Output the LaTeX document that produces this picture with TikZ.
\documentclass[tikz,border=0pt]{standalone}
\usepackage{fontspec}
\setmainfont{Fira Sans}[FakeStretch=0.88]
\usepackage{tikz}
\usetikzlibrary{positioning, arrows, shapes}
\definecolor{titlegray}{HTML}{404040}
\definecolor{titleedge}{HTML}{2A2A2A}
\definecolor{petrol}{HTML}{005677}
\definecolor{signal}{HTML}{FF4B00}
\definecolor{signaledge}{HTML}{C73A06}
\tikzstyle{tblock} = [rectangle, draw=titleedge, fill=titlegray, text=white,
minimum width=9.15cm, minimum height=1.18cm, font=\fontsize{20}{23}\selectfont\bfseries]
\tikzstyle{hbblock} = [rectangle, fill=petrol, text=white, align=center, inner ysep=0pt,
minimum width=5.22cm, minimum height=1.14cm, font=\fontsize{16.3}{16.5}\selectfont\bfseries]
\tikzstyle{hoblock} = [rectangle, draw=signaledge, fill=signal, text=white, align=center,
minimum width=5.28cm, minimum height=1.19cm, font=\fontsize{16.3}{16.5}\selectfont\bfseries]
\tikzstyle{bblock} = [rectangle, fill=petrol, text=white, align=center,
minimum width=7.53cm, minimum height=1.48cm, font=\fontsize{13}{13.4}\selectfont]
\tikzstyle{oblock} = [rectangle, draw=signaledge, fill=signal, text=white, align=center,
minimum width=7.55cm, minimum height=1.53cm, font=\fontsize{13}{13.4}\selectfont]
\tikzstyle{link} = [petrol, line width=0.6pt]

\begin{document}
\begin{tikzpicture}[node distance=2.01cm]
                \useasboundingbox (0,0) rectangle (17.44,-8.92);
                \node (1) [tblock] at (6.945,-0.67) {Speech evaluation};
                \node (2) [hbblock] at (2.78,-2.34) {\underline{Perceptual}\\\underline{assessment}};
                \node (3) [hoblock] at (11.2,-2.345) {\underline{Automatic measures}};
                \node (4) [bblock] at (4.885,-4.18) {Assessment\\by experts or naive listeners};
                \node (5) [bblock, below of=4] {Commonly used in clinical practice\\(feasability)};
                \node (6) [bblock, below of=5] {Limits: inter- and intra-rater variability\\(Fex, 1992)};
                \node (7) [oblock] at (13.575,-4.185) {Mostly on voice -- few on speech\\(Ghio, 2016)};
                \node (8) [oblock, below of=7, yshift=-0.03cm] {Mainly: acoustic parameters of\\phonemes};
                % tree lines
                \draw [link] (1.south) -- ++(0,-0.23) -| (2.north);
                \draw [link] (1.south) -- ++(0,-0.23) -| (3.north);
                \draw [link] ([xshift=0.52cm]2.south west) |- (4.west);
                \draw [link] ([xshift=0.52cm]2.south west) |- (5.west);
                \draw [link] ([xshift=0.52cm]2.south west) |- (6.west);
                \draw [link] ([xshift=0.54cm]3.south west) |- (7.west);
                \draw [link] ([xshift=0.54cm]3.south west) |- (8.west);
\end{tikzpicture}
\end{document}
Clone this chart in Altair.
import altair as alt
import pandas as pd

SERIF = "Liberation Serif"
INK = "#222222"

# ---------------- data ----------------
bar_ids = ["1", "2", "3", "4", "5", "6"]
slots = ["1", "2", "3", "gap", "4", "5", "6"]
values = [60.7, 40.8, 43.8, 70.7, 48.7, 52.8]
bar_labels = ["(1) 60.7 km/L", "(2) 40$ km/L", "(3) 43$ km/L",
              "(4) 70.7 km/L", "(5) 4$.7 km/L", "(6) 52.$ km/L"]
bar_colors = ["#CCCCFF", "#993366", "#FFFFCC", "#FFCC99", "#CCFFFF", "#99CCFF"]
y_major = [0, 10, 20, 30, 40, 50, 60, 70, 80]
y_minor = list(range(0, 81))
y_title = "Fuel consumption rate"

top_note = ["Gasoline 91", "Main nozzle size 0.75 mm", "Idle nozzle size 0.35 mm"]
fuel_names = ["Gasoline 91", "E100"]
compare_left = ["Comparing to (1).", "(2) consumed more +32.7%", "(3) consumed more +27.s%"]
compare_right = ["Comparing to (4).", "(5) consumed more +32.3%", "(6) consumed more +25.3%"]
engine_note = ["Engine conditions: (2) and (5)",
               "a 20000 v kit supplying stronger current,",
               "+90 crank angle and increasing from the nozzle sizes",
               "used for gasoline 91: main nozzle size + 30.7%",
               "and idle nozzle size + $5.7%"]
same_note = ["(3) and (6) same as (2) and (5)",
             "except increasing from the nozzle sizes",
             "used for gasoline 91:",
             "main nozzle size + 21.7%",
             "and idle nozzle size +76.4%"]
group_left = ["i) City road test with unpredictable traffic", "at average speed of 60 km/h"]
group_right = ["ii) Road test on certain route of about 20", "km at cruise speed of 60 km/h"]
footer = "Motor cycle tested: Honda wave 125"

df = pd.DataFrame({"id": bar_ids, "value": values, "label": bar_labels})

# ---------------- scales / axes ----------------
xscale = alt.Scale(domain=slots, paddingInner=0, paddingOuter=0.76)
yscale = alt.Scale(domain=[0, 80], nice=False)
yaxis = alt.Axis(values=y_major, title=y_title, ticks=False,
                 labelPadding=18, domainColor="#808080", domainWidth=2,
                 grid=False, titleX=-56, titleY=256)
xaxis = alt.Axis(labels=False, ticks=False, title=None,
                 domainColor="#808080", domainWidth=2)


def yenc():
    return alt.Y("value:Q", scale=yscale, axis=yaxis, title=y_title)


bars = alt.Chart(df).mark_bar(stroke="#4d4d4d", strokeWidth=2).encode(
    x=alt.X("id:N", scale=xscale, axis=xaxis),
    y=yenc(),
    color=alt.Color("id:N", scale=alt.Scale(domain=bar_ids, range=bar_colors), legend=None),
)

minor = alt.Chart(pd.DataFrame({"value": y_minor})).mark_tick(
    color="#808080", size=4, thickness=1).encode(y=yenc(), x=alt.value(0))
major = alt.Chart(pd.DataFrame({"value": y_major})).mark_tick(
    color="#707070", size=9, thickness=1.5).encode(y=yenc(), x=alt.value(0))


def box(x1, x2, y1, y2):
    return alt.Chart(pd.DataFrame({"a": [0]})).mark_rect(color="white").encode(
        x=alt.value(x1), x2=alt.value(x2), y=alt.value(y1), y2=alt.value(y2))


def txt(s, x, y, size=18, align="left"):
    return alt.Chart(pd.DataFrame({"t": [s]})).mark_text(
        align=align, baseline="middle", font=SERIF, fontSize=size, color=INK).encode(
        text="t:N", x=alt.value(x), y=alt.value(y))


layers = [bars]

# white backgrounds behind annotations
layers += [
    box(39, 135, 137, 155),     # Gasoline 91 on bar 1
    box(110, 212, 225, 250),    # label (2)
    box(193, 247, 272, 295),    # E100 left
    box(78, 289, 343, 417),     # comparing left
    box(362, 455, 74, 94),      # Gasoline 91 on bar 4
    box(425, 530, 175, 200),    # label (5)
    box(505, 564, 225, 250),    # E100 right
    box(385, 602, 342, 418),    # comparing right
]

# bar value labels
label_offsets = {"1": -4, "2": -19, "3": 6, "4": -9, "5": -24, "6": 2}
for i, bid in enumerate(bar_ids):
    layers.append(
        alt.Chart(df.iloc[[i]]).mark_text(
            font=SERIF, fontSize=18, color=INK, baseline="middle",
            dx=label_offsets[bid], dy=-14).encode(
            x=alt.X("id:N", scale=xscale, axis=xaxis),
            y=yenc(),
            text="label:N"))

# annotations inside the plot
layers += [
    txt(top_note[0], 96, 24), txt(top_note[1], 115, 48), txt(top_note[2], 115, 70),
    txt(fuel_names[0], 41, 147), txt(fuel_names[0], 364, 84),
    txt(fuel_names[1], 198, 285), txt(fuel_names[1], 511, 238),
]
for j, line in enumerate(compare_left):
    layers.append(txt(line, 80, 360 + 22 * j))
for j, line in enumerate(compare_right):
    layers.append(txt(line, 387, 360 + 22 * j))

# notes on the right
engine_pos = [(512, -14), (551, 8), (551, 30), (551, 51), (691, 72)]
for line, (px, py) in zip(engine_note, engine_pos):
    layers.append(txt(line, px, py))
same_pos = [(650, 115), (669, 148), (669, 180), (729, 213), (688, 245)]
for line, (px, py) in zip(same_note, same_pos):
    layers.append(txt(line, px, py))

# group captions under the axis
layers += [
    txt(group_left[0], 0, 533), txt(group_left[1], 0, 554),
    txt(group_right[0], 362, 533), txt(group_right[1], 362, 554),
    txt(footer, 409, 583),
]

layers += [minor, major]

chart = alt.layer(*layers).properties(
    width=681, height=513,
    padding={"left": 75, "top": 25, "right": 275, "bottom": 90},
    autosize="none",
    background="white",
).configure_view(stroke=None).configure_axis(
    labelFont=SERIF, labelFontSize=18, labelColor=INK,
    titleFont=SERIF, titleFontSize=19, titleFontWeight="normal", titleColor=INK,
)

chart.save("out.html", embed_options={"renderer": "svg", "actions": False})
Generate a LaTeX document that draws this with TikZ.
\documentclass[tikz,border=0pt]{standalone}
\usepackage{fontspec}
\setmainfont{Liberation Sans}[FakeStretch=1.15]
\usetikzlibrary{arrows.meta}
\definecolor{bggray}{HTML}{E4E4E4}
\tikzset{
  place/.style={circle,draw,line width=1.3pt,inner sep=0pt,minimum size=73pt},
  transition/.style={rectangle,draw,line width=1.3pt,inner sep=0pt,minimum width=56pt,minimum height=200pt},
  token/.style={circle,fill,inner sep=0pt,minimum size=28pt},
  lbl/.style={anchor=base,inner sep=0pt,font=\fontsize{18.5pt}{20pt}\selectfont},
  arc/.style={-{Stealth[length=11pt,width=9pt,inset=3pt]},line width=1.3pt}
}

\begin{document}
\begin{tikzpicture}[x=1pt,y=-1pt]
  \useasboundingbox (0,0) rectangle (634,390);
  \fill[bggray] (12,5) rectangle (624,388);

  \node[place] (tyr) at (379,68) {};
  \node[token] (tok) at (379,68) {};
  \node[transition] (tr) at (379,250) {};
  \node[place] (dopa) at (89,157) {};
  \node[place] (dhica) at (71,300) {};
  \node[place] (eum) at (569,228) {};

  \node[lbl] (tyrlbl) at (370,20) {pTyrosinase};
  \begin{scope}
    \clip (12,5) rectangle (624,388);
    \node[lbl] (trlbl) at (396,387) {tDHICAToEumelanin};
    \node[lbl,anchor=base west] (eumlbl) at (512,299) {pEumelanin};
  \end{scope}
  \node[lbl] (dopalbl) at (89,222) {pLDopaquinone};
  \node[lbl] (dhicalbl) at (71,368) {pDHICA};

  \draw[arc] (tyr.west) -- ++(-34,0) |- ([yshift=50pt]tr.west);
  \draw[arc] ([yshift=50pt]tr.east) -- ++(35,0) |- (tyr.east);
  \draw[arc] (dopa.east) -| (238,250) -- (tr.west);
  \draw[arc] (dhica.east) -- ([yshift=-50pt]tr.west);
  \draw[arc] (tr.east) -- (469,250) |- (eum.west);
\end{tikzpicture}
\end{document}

────

Take exactly the lines from the one containing "Clone this chart in Altair." through the one containing "scale=yscale, axis=yaxis, title=y_title)" in the data above, and output them with nothing added.

* **Written answer**
Clone this chart in Altair.
import altair as alt
import pandas as pd

SERIF = "Liberation Serif"
INK = "#222222"

# ---------------- data ----------------
bar_ids = ["1", "2", "3", "4", "5", "6"]
slots = ["1", "2", "3", "gap", "4", "5", "6"]
values = [60.7, 40.8, 43.8, 70.7, 48.7, 52.8]
bar_labels = ["(1) 60.7 km/L", "(2) 40$ km/L", "(3) 43$ km/L",
              "(4) 70.7 km/L", "(5) 4$.7 km/L", "(6) 52.$ km/L"]
bar_colors = ["#CCCCFF", "#993366", "#FFFFCC", "#FFCC99", "#CCFFFF", "#99CCFF"]
y_major = [0, 10, 20, 30, 40, 50, 60, 70, 80]
y_minor = list(range(0, 81))
y_title = "Fuel consumption rate"

top_note = ["Gasoline 91", "Main nozzle size 0.75 mm", "Idle nozzle size 0.35 mm"]
fuel_names = ["Gasoline 91", "E100"]
compare_left = ["Comparing to (1).", "(2) consumed more +32.7%", "(3) consumed more +27.s%"]
compare_right = ["Comparing to (4).", "(5) consumed more +32.3%", "(6) consumed more +25.3%"]
engine_note = ["Engine conditions: (2) and (5)",
               "a 20000 v kit supplying stronger current,",
               "+90 crank angle and increasing from the nozzle sizes",
               "used for gasoline 91: main nozzle size + 30.7%",
               "and idle nozzle size + $5.7%"]
same_note = ["(3) and (6) same as (2) and (5)",
             "except increasing from the nozzle sizes",
             "used for gasoline 91:",
             "main nozzle size + 21.7%",
             "and idle nozzle size +76.4%"]
group_left = ["i) City road test with unpredictable traffic", "at average speed of 60 km/h"]
group_right = ["ii) Road test on certain route of about 20", "km at cruise speed of 60 km/h"]
footer = "Motor cycle tested: Honda wave 125"

df = pd.DataFrame({"id": bar_ids, "value": values, "label": bar_labels})

# ---------------- scales / axes ----------------
xscale = alt.Scale(domain=slots, paddingInner=0, paddingOuter=0.76)
yscale = alt.Scale(domain=[0, 80], nice=False)
yaxis = alt.Axis(values=y_major, title=y_title, ticks=False,
                 labelPadding=18, domainColor="#808080", domainWidth=2,
                 grid=False, titleX=-56, titleY=256)
xaxis = alt.Axis(labels=False, ticks=False, title=None,
                 domainColor="#808080", domainWidth=2)


def yenc():
    return alt.Y("value:Q", scale=yscale, axis=yaxis, title=y_title)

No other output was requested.